Rúben Dias will make a crucial block on Kolo Muani as he goes through on goal. Nuno Mendes will slide in on Mbappé just as the great man is about to pull the trigger. At the other end Eduardo Camavinga will make a brilliant sprawling tackle on a rushing Rafael Leão, a fraction of a second before he shoots from a tight angle. William Saliba will just be quietly brilliant. This is not the stuff of highlights reels and social media gold-dust. But it is, in its own way, the very highest form of footballing heroism.

The temptation is to point at this French side, with their semi-final berth and their zero goals from open play, and to remark sardonically that Didier Deschamps has finally managed to create a team perfectly in his own image. This is, of course, unfair. Deschamps was ruthlessly selfless as a player, his every action oriented towards the collective. France, on the other hand, have the feel of a team being held together by success alone. Get enough talent in there, and maybe the teamwork takes care of itself. No wonder they finally seemed to free up when penalties arrived: a series of simple individual battles, a test of personal skill, no tactics, no complications.

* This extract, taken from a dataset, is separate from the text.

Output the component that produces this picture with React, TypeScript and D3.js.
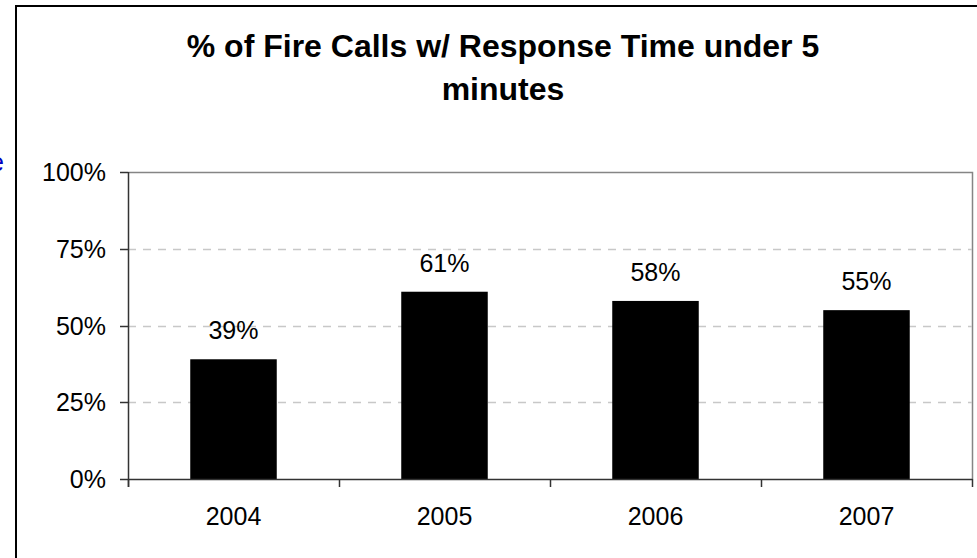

The Portuguese squad head towards the distraught João Félix after his miss. Photograph: Joosep Martinson/Uefa/Getty Images

And yet even Deschamps has the presence to withdraw Mbappé in the 106th minute when it becomes clear that it’s not going to be his night. He was outrun by João Cancelo, couldn’t convert any of his five shots, and if Mbappé can’t sprint and can’t shoot, then frankly all you really have left is a man in a mask pointing into spaces. He sees out the closing minutes sat on the bench, an ice pack pressed to his nose.

But at least France know how to function without their captain. Portugal, by contrast, are still wedded to theirs, the chain-wrapped anvil that will eventually bring them all down. There is little point giving him anything to chase, or playing any pass to him longer than about 20 yards. If he peels to the left wing in the 53rd minute, he won’t make it back into the centre until the 55th. He misses terribly from close range. He claims another free-kick from an impossible angle, and somehow manages to hit all three players in the wall.

In a way, it’s hard not to feel resentful of him: resentful of the way this grand, galaxy-sized occasion is ultimately reduced to a function of one man’s ego. This could have been an all-time great quarter-final, and instead a part of it was stolen: stolen ball possession, stolen attention, stolen minutes from better players who actually deserve to be there, rather than a pure anachronism trotting out simply because no one has the clout to tell him not to.

Théo Hernandez scores the winning penalty, and immediately the Portuguese players instinctively flood towards the heartbroken João Félix, the only man to miss his penalty, and gather him in their arms. Mendes runs to him. João Palhinha runs to him. Nelson Semedo runs to him. Pepe sets aside his own sadness – this may well have been his last game – and runs to him. There is still a team here, and the only sadness is that we never got to see it.

One man does not run to Félix. Instead he walks in the other direction, off on his own, pursued only by the prurient gaze of the camera. It’s Cristiano Ronaldo.